Le second est de comprendre que ce sont les data, et pas l’intuition, qui permettent de mesurer le plus objectivement le potentiel comportemental et d’apprentissage des collaborateurs. Trop souvent, dans l’évaluation du potentiel, les recruteurs et managers ont tendance à surestimer leur intuition, pensant l’évaluation des facteurs comportementaux comme étant innée à l’être humain. Le cerveau humain est pourtant naturellement soumis à plusieurs centaines de biais cognitifs, qui font que la plupart de nos choix sont fait pour des raison cachées. En plus de conduire à des erreurs de recrutement ou de management, cette tendance empêche les entreprises d’avoir accès aux informations dont elles ont réellement besoin pour mettre en place des initiatives de reskilling efficaces : selon une étude de Deloitte, 59% des entreprises estiment qu’elles manquent d’informations pour savoir si leurs salariés sont prêts pour l’avenir. Afin de rester compétitives, les entreprises ont ainsi tout intérêt à développer une culture data-driven qui, au-delà d’une simple accumulation de données, vise surtout à prendre des décisions sur base de celles-ci : amasser des données peut sembler proactif, mais si les décisions ne sont pas prises en fonction de ce qu’elles racontent, l’intérêt est nul. A ce titre, l’utilisation de tests psychométriques (évaluant la personnalité, les motivations et les capacités de raisonnement), couplée à des algorithmes prédictifs, permet aujourd’hui de facilement identifier les talents et d’objectiver la gestion des compétences, en donnant accès à des données réellement explicatives de la réussite au travail, et sur lesquels il est aisé de capitaliser.

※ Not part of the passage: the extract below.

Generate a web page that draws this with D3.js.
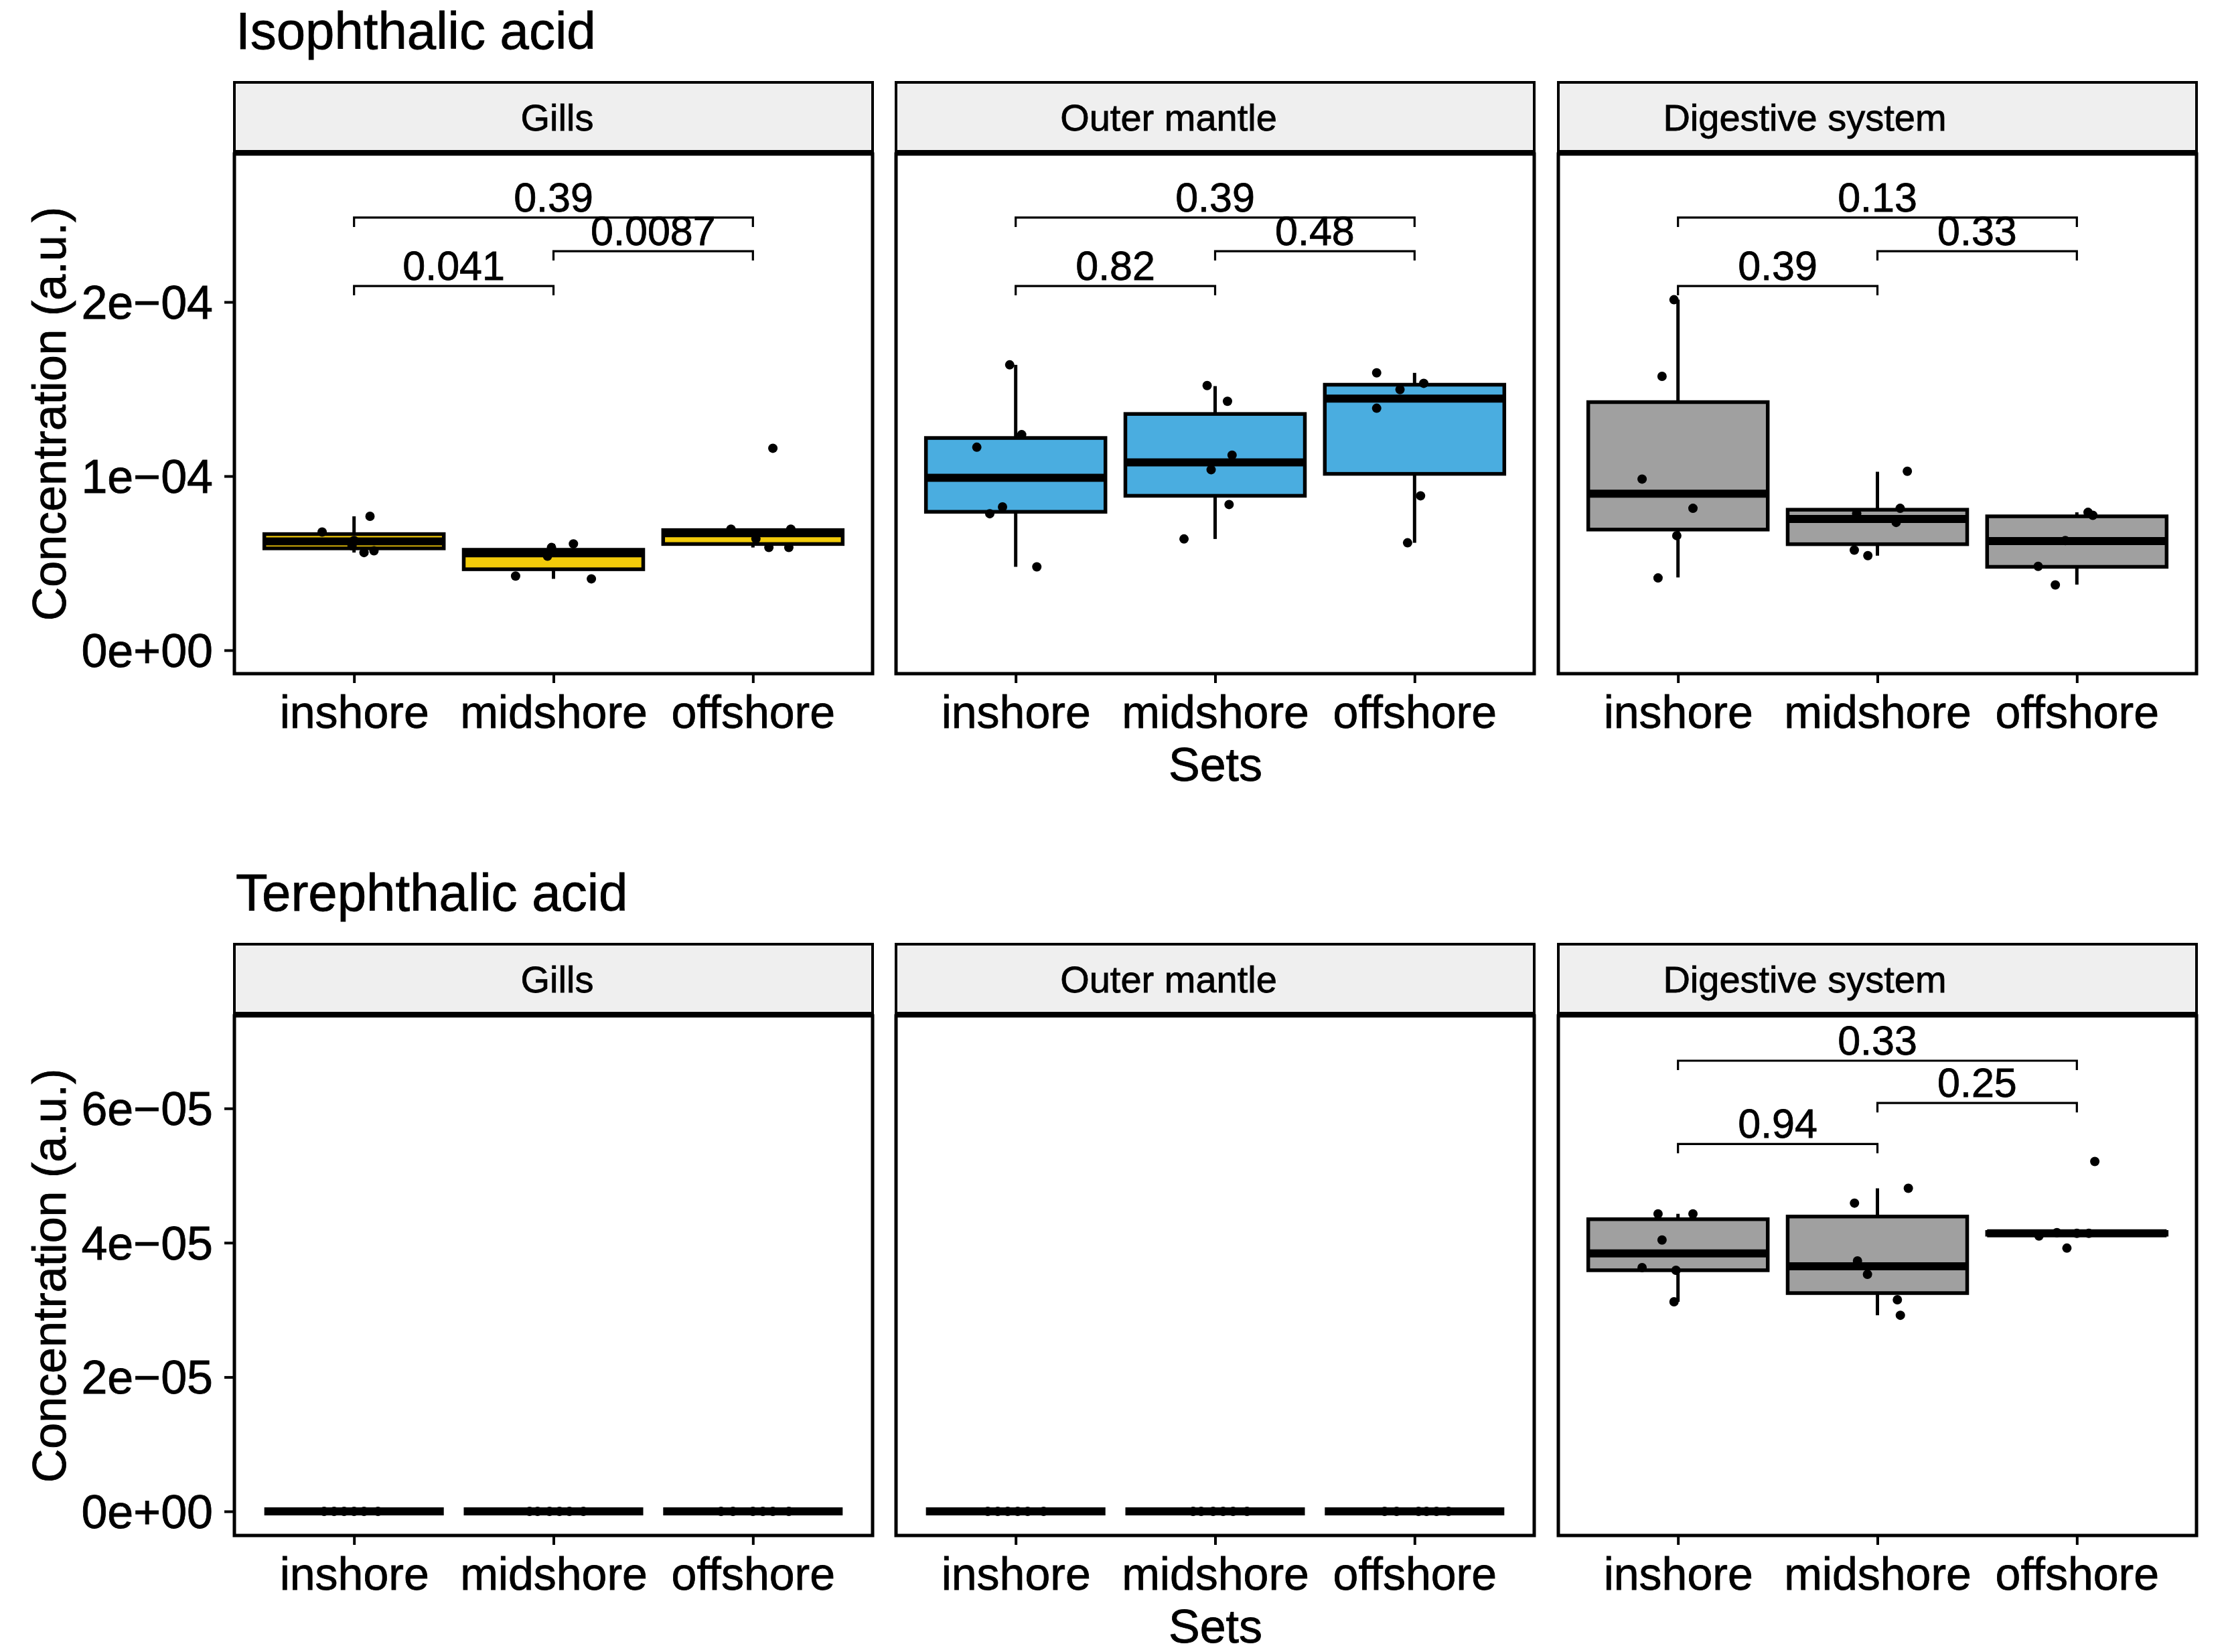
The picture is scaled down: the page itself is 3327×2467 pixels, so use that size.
<!DOCTYPE html>
<html>
<head>
<meta charset="utf-8">
<script src="https://cdn.jsdelivr.net/npm/d3@7"></script>
<style>
  body { margin: 0; background: #fff; }
  svg text { font-family: "Liberation Sans", Arial, Helvetica, sans-serif; fill: #000; stroke: #000; stroke-width: 0.8px; }
</style>
</head>
<body>
<div id="chart"></div>
<script>
// categories
const sets = ["inshore", "midshore", "offshore"];
const tissues = ["Gills", "Outer mantle", "Digestive system"];
const acids = ["Isophthalic acid", "Terephthalic acid"];

// box stats per set: [lower whisker, q1, median, q3, upper whisker]
const isoGillsBox = [[5.61e-5, 5.85e-5, 6.25e-5, 6.67e-5, 7.69e-5], [4.10e-5, 4.65e-5, 5.57e-5, 5.77e-5, 6.11e-5], [5.90e-5, 6.10e-5, 6.72e-5, 6.90e-5, 7.00e-5]];
const isoMantleBox = [[4.79e-5, 7.95e-5, 9.90e-5, 12.19e-5, 16.39e-5], [6.39e-5, 8.87e-5, 10.79e-5, 13.57e-5, 15.17e-5], [6.17e-5, 10.13e-5, 14.45e-5, 15.25e-5, 15.93e-5]];
const isoDigBox = [[4.18e-5, 6.93e-5, 8.99e-5, 14.25e-5, 20.13e-5], [5.43e-5, 6.09e-5, 7.54e-5, 8.07e-5, 10.25e-5], [3.77e-5, 4.79e-5, 6.27e-5, 7.69e-5, 7.92e-5]];
const terGillsBox = [[0, 0, 0, 0, 0], [0, 0, 0, 0, 0], [0, 0, 0, 0, 0]];
const terMantleBox = [[0, 0, 0, 0, 0], [0, 0, 0, 0, 0], [0, 0, 0, 0, 0]];
const terDigBox = [[3.12e-5, 3.59e-5, 3.84e-5, 4.35e-5, 4.43e-5], [2.92e-5, 3.25e-5, 3.65e-5, 4.39e-5, 4.81e-5], [4.12e-5, 4.12e-5, 4.14e-5, 4.16e-5, 4.16e-5]];

// individual samples per set: [value, jitter]
const isoGillsPts = [
  [[6.79e-5, -0.16], [7.69e-5, 0.08], [6.30e-5, 0.0], [5.61e-5, 0.05], [5.71e-5, 0.10], [6.00e-5, -0.01]],
  [[4.26e-5, -0.19], [4.10e-5, 0.19], [6.11e-5, 0.10], [5.90e-5, -0.01], [5.40e-5, -0.03]],
  [[11.6e-5, 0.10], [6.95e-5, -0.11], [6.95e-5, 0.19], [5.90e-5, 0.08], [5.90e-5, 0.18], [6.40e-5, 0.015]]
];
const isoMantlePts = [
  [[16.39e-5, -0.03], [12.38e-5, 0.03], [11.66e-5, -0.195], [8.23e-5, -0.066], [7.84e-5, -0.13], [4.79e-5, 0.106]],
  [[15.20e-5, -0.04], [14.30e-5, 0.062], [11.20e-5, 0.085], [10.37e-5, -0.02], [8.37e-5, 0.07], [6.39e-5, -0.156]],
  [[15.93e-5, -0.19], [15.33e-5, 0.046], [14.97e-5, -0.073], [13.90e-5, -0.19], [8.87e-5, 0.03], [6.17e-5, -0.035]]
];
const isoDigPts = [
  [[20.13e-5, -0.02], [15.73e-5, -0.08], [9.83e-5, -0.18], [8.15e-5, 0.075], [6.58e-5, -0.006], [4.15e-5, -0.1]],
  [[10.28e-5, 0.15], [8.15e-5, 0.114], [7.34e-5, 0.094], [7.84e-5, -0.104], [5.75e-5, -0.116], [5.43e-5, -0.048]],
  [[7.92e-5, 0.056], [7.75e-5, 0.08], [6.30e-5, -0.058], [4.82e-5, -0.194], [3.75e-5, -0.108]]
];
const terGillsPts = [
  [[0, -0.15], [0, -0.05], [0, 0.05], [0, 0.12], [0, 0.0], [0, -0.1]],
  [[0, -0.12], [0, -0.02], [0, 0.08], [0, 0.15], [0, 0.03], [0, -0.08]],
  [[0, -0.1], [0, 0.0], [0, 0.1], [0, 0.18], [0, 0.05], [0, -0.16]]
];
const terMantlePts = [
  [[0, -0.14], [0, -0.04], [0, 0.06], [0, 0.14], [0, 0.01], [0, -0.09]],
  [[0, -0.11], [0, -0.01], [0, 0.09], [0, 0.16], [0, 0.04], [0, -0.07]],
  [[0, -0.09], [0, 0.02], [0, 0.11], [0, 0.17], [0, 0.06], [0, -0.15]]
];
const terDigPts = [
  [[4.43e-5, -0.1], [4.43e-5, 0.075], [4.04e-5, -0.08], [3.63e-5, -0.18], [3.59e-5, -0.01], [3.12e-5, -0.02]],
  [[4.81e-5, 0.155], [4.59e-5, -0.115], [3.73e-5, -0.1], [3.53e-5, -0.05], [3.15e-5, 0.1], [2.92e-5, 0.115]],
  [[5.21e-5, 0.09], [3.92e-5, -0.05], [4.10e-5, -0.19], [4.15e-5, -0.1], [4.14e-5, 0.06], [4.14e-5, 0.0]]
];

// pairwise comparisons, p-values and bracket heights
const comparisons = [["inshore", "midshore"], ["midshore", "offshore"], ["inshore", "offshore"]];
const isoGillsP = ["0.041", "0.0087", "0.39"];
const isoMantleP = ["0.82", "0.48", "0.39"];
const isoDigP = ["0.39", "0.33", "0.13"];
const terDigP = ["0.94", "0.25", "0.33"];
const isoBracketY = [2.092e-4, 2.292e-4, 2.485e-4];
const terBracketY = [5.47e-5, 6.08e-5, 6.71e-5];

// y ticks and limits
const isoTicks = [0, 1e-4, 2e-4];
const terTicks = [0, 2e-5, 4e-5, 6e-5];
const isoLim = [-0.1346e-4, 2.85e-4];
const terLim = [-0.359e-5, 7.378e-5];

// layout
const panelLeft = [350, 1338, 2327];
const panelW = 953;
const stripH = 107;
const panelH = 776;
const stripLabelX = [832, 1745, 2695];
const fills = ["#F2CB0A", "#4AADE0", "#A0A0A0"];

const rows = [
  { title: acids[0], top: 123, lim: isoLim, ticks: isoTicks,
    boxes: [isoGillsBox, isoMantleBox, isoDigBox], pts: [isoGillsPts, isoMantlePts, isoDigPts],
    pvals: [isoGillsP, isoMantleP, isoDigP], by: isoBracketY },
  { title: acids[1], top: 1410, lim: terLim, ticks: terTicks,
    boxes: [terGillsBox, terMantleBox, terDigBox], pts: [terGillsPts, terMantlePts, terDigPts],
    pvals: [null, null, terDigP], by: terBracketY }
];

// "2e-04" style labels, like R
function sciLabel(v) {
  if (v === 0) return "0e+00";
  const exp = Math.floor(Math.log10(Math.abs(v)) + 1e-9);
  const m = Math.round(v / Math.pow(10, exp));
  return `${m}e${exp < 0 ? "\u2212" : "+"}${String(Math.abs(exp)).padStart(2, "0")}`;
}

const svg = d3.select("#chart")
  .append("svg")
  .attr("width", 3327)
  .attr("height", 2467);

rows.forEach(row => {
  const panelTop = row.top + stripH;
  const panelBottom = panelTop + panelH;

  const y = d3.scaleLinear()
    .domain(row.lim)
    .range([panelBottom, panelTop]);

  // row title
  svg.append("text")
    .attr("x", 352)
    .attr("y", row.top - 50)
    .attr("font-size", 78)
    .text(row.title);

  // y axis title
  svg.append("text")
    .attr("transform", `translate(98, ${(panelTop + panelBottom) / 2}) rotate(-90)`)
    .attr("text-anchor", "middle")
    .attr("font-size", 70)
    .text("Concentration (a.u.)");

  // x axis title
  svg.append("text")
    .attr("x", 1815)
    .attr("y", panelBottom + 160)
    .attr("text-anchor", "middle")
    .attr("font-size", 70)
    .text("Sets");

  tissues.forEach((tissue, ti) => {
    const g = svg.append("g")
      .attr("transform", `translate(${panelLeft[ti]}, 0)`);

    const x = d3.scalePoint()
      .domain(sets)
      .range([0, panelW])
      .padding(0.6);
    const boxW = 0.9 * x.step();

    // strip
    g.append("rect")
      .attr("x", 0)
      .attr("y", row.top)
      .attr("width", panelW)
      .attr("height", stripH - 4)
      .attr("fill", "#EFEFEF")
      .attr("stroke", "#000")
      .attr("stroke-width", 4);
    g.append("text")
      .attr("x", stripLabelX[ti] - panelLeft[ti])
      .attr("y", row.top + 72)
      .attr("text-anchor", "middle")
      .attr("font-size", 56)
      .text(tissue);

    // boxplots
    const stats = row.boxes[ti];
    const boxG = g.selectAll(".box")
      .data(sets.map((s, i) => ({ set: s, st: stats[i] })))
      .enter()
      .append("g")
      .attr("class", "box");

    boxG.append("line")
      .attr("x1", d => x(d.set)).attr("x2", d => x(d.set))
      .attr("y1", d => y(d.st[0])).attr("y2", d => y(d.st[1]))
      .attr("stroke", "#000").attr("stroke-width", 5);
    boxG.append("line")
      .attr("x1", d => x(d.set)).attr("x2", d => x(d.set))
      .attr("y1", d => y(d.st[3])).attr("y2", d => y(d.st[4]))
      .attr("stroke", "#000").attr("stroke-width", 5);
    boxG.append("rect")
      .attr("x", d => x(d.set) - boxW / 2)
      .attr("width", boxW)
      .attr("y", d => y(d.st[3]))
      .attr("height", d => y(d.st[1]) - y(d.st[3]))
      .attr("fill", fills[ti])
      .attr("stroke", "#000")
      .attr("stroke-width", 5.5);
    boxG.append("line")
      .attr("x1", d => x(d.set) - boxW / 2)
      .attr("x2", d => x(d.set) + boxW / 2)
      .attr("y1", d => y(d.st[2])).attr("y2", d => y(d.st[2]))
      .attr("stroke", "#000").attr("stroke-width", 12);

    // jittered samples
    const pts = [];
    row.pts[ti].forEach((list, i) => list.forEach(p => pts.push({ set: sets[i], v: p[0], j: p[1] })));
    g.selectAll(".pt")
      .data(pts)
      .enter()
      .append("circle")
      .attr("class", "pt")
      .attr("cx", d => x(d.set) + d.j * x.step())
      .attr("cy", d => y(d.v))
      .attr("r", 7)
      .attr("fill", "#000");

    // comparison brackets
    const pv = row.pvals[ti];
    if (pv) {
      comparisons.forEach((c, i) => {
        const x1 = x(c[0]), x2 = x(c[1]), yy = y(row.by[i]);
        g.append("path")
          .attr("d", `M${x1},${yy + 14}V${yy}H${x2}V${yy + 14}`)
          .attr("fill", "none")
          .attr("stroke", "#000")
          .attr("stroke-width", 3.2);
        g.append("text")
          .attr("x", (x1 + x2) / 2)
          .attr("y", yy - 9)
          .attr("text-anchor", "middle")
          .attr("font-size", 61)
          .text(pv[i]);
      });
    }

    // panel border
    g.append("rect")
      .attr("x", 0)
      .attr("y", panelTop)
      .attr("width", panelW)
      .attr("height", panelH)
      .attr("fill", "none")
      .attr("stroke", "#000")
      .attr("stroke-width", 5);

    // x axis
    const xAxis = g.append("g")
      .attr("transform", `translate(0, ${panelBottom})`)
      .call(d3.axisBottom(x).tickSize(14).tickPadding(19));
    xAxis.select(".domain").remove();
    xAxis.selectAll("line").attr("stroke-width", 4);
    xAxis.selectAll("text").attr("font-size", 68).attr("font-family", null);

    // y axis on the first panel only
    if (ti === 0) {
      const yAxis = g.append("g")
        .call(d3.axisLeft(y).tickValues(row.ticks).tickFormat(sciLabel).tickSize(15).tickPadding(17));
      yAxis.select(".domain").remove();
      yAxis.selectAll("line").attr("stroke-width", 4);
      yAxis.selectAll("text").attr("font-size", 70).attr("font-family", null).attr("dy", "0.35em");
    }
  });
});
</script>
</body>
</html>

Les actions de reskilling doivent devenir des stratégies à long terme basées sur la valorisation des compétences comportementales, plutôt que des réponses uniques à un besoin de connaissances à court-terme. Ces processus appellent à une réorganisation autour du capital humain et de sa capacité à se réinventer continuellement.
Les entreprises qui réussiront sont ainsi celles qui comprennent que la notion de talent nécessite un nouveau prisme d’analyse, de compréhension et de décision. Loin des compétences techniques, de l’expérience ou du diplôme, le talent est avant tout une affaire d’adéquation entre la personnalité et le poste visé.